▸ Work to complete
Your job is to return the lines between the line holding "Rebuild this chart" and the line holding "left = left + vals", inclusive, exactly and with no pictures.
--- Start of Material provided ---
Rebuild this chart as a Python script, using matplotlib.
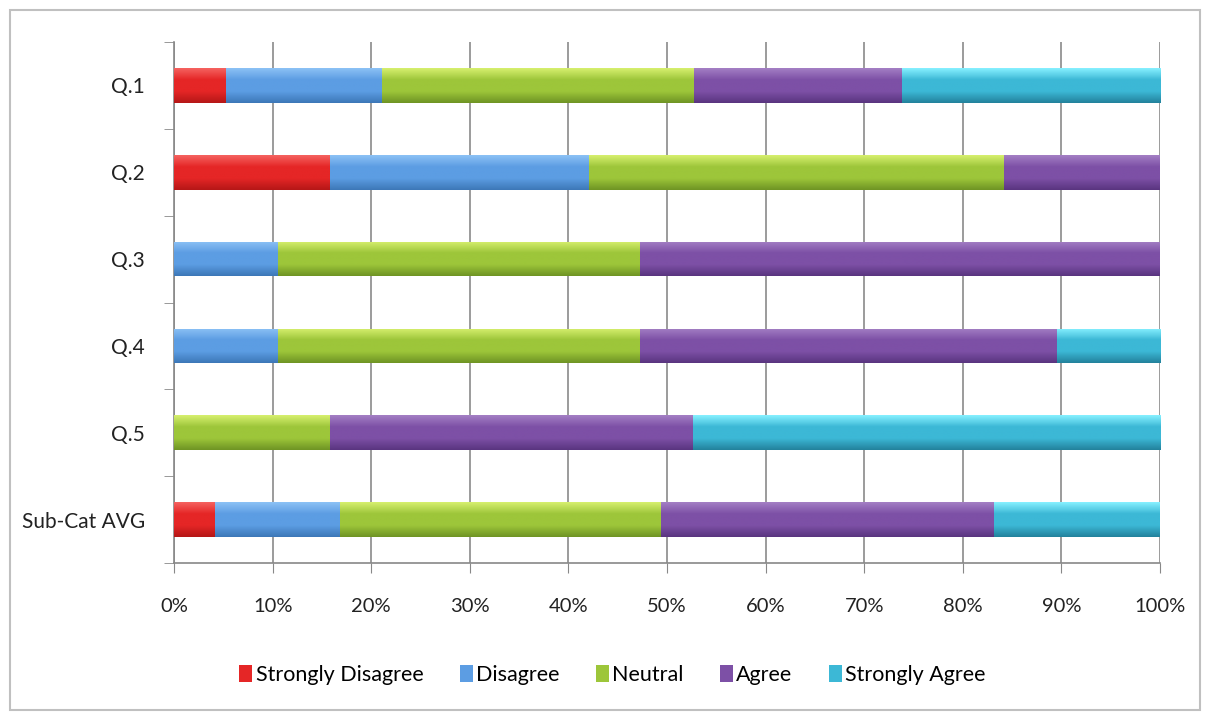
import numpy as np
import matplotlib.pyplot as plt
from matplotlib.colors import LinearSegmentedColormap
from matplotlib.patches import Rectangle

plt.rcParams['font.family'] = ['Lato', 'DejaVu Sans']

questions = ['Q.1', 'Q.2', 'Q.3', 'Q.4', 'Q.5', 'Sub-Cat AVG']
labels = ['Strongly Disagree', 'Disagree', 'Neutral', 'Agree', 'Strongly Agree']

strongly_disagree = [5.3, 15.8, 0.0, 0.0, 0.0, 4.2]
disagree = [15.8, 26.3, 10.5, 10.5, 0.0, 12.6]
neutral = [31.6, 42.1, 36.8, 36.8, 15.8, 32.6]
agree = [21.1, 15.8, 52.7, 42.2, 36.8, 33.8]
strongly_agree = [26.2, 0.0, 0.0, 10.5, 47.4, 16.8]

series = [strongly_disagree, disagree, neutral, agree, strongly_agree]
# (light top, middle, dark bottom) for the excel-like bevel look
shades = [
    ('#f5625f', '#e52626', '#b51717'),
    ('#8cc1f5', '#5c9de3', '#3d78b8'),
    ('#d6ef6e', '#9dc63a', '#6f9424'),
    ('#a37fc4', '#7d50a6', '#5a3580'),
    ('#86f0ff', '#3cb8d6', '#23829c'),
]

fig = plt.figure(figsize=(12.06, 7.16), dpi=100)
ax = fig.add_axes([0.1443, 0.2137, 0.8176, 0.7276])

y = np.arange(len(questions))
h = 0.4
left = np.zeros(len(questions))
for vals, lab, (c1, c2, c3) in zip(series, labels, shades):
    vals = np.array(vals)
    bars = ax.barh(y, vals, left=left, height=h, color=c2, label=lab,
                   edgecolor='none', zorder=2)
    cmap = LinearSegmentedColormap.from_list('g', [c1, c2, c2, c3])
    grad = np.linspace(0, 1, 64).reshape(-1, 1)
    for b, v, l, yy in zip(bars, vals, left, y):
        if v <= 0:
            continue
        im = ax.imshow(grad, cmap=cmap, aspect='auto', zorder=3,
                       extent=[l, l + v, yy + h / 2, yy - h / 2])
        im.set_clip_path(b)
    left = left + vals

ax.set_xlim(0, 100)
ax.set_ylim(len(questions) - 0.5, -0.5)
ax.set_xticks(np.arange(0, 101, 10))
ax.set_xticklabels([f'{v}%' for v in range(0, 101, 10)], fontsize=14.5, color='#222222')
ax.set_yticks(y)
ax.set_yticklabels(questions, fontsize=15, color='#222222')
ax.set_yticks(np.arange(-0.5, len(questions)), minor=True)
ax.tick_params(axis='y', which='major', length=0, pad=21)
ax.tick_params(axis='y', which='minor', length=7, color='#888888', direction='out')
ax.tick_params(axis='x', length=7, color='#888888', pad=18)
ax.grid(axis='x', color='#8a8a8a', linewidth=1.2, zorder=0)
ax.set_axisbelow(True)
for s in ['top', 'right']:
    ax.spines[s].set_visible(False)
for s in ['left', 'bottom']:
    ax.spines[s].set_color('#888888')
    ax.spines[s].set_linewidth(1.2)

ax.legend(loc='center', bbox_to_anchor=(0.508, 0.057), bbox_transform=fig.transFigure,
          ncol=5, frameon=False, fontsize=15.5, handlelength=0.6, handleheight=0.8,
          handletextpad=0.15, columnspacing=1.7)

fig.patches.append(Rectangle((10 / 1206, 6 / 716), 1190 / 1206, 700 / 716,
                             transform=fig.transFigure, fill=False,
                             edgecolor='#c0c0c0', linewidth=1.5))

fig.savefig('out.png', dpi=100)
--- End of Material provided ---
--- Start of Material provided ---
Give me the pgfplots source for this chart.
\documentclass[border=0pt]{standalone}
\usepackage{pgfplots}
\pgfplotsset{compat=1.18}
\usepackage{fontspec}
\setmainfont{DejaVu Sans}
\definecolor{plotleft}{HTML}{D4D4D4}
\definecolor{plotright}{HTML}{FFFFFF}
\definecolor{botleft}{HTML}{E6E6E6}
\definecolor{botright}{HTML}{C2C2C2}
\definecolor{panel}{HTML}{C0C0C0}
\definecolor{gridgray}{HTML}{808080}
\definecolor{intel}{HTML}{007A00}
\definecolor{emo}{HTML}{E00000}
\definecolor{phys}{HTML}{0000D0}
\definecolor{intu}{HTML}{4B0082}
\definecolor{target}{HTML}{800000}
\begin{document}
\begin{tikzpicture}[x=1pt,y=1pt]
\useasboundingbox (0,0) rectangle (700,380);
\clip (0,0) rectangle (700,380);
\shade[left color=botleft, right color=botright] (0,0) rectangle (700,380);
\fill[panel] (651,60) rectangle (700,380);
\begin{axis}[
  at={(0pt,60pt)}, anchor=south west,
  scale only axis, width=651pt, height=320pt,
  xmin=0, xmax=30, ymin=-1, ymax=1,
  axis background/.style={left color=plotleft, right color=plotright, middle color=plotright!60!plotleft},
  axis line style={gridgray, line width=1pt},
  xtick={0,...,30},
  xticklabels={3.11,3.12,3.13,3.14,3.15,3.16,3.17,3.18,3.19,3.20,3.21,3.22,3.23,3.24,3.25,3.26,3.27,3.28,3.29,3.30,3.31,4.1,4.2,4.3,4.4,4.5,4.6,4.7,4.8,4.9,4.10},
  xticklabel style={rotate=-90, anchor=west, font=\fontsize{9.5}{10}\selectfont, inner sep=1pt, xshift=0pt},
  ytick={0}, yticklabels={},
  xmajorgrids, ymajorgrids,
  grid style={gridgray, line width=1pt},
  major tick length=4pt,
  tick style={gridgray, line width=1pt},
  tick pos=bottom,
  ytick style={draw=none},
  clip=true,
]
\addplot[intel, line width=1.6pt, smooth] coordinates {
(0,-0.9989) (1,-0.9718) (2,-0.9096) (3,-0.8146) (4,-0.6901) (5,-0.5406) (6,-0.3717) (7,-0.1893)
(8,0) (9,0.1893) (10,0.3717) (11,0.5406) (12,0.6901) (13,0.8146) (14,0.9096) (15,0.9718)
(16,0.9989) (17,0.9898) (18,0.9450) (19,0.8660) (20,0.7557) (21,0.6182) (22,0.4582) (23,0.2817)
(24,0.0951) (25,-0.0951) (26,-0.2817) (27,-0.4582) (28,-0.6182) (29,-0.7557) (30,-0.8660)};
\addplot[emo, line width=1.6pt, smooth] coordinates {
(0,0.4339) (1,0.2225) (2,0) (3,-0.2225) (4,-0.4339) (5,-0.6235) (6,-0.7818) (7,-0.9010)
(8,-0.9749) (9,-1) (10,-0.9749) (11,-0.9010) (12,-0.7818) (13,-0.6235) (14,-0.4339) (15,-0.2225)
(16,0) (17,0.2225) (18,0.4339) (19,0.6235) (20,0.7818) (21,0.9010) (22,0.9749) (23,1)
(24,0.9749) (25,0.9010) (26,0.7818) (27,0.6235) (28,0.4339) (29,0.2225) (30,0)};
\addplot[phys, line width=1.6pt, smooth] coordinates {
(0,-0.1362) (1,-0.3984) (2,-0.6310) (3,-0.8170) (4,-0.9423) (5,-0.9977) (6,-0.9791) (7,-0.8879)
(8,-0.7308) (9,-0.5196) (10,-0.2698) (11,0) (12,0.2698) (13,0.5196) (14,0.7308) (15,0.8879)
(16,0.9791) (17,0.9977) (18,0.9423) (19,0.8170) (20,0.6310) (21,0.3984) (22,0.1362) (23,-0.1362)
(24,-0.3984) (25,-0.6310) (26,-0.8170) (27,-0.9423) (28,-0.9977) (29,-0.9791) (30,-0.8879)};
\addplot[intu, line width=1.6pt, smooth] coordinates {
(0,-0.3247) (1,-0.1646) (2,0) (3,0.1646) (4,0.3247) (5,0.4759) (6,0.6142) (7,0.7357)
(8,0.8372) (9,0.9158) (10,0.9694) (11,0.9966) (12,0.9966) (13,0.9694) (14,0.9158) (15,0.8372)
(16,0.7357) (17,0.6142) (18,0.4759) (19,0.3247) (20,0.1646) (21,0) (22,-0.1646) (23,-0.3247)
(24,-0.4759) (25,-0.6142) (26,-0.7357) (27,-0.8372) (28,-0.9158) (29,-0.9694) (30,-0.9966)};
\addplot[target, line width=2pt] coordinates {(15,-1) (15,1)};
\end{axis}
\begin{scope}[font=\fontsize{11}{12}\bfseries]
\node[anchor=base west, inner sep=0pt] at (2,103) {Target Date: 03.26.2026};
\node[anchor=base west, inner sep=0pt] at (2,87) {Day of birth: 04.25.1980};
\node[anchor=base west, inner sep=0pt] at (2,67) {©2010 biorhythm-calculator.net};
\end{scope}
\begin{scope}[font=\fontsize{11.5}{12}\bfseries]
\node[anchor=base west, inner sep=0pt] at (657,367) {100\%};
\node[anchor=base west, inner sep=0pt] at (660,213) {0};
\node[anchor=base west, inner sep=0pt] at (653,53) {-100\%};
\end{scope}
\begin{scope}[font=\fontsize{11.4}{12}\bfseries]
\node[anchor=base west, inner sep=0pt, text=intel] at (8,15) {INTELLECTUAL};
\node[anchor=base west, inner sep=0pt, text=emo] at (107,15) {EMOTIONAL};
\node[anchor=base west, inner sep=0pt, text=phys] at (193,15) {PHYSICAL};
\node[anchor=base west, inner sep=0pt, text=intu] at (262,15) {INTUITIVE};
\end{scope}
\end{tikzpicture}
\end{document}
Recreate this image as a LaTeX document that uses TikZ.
--- End of Material provided ---
▸ Final result
Rebuild this chart as a Python script, using matplotlib.
import numpy as np
import matplotlib.pyplot as plt
from matplotlib.colors import LinearSegmentedColormap
from matplotlib.patches import Rectangle

plt.rcParams['font.family'] = ['Lato', 'DejaVu Sans']

questions = ['Q.1', 'Q.2', 'Q.3', 'Q.4', 'Q.5', 'Sub-Cat AVG']
labels = ['Strongly Disagree', 'Disagree', 'Neutral', 'Agree', 'Strongly Agree']

strongly_disagree = [5.3, 15.8, 0.0, 0.0, 0.0, 4.2]
disagree = [15.8, 26.3, 10.5, 10.5, 0.0, 12.6]
neutral = [31.6, 42.1, 36.8, 36.8, 15.8, 32.6]
agree = [21.1, 15.8, 52.7, 42.2, 36.8, 33.8]
strongly_agree = [26.2, 0.0, 0.0, 10.5, 47.4, 16.8]

series = [strongly_disagree, disagree, neutral, agree, strongly_agree]
# (light top, middle, dark bottom) for the excel-like bevel look
shades = [
    ('#f5625f', '#e52626', '#b51717'),
    ('#8cc1f5', '#5c9de3', '#3d78b8'),
    ('#d6ef6e', '#9dc63a', '#6f9424'),
    ('#a37fc4', '#7d50a6', '#5a3580'),
    ('#86f0ff', '#3cb8d6', '#23829c'),
]

fig = plt.figure(figsize=(12.06, 7.16), dpi=100)
ax = fig.add_axes([0.1443, 0.2137, 0.8176, 0.7276])

y = np.arange(len(questions))
h = 0.4
left = np.zeros(len(questions))
for vals, lab, (c1, c2, c3) in zip(series, labels, shades):
    vals = np.array(vals)
    bars = ax.barh(y, vals, left=left, height=h, color=c2, label=lab,
                   edgecolor='none', zorder=2)
    cmap = LinearSegmentedColormap.from_list('g', [c1, c2, c2, c3])
    grad = np.linspace(0, 1, 64).reshape(-1, 1)
    for b, v, l, yy in zip(bars, vals, left, y):
        if v <= 0:
            continue
        im = ax.imshow(grad, cmap=cmap, aspect='auto', zorder=3,
                       extent=[l, l + v, yy + h / 2, yy - h / 2])
        im.set_clip_path(b)
    left = left + vals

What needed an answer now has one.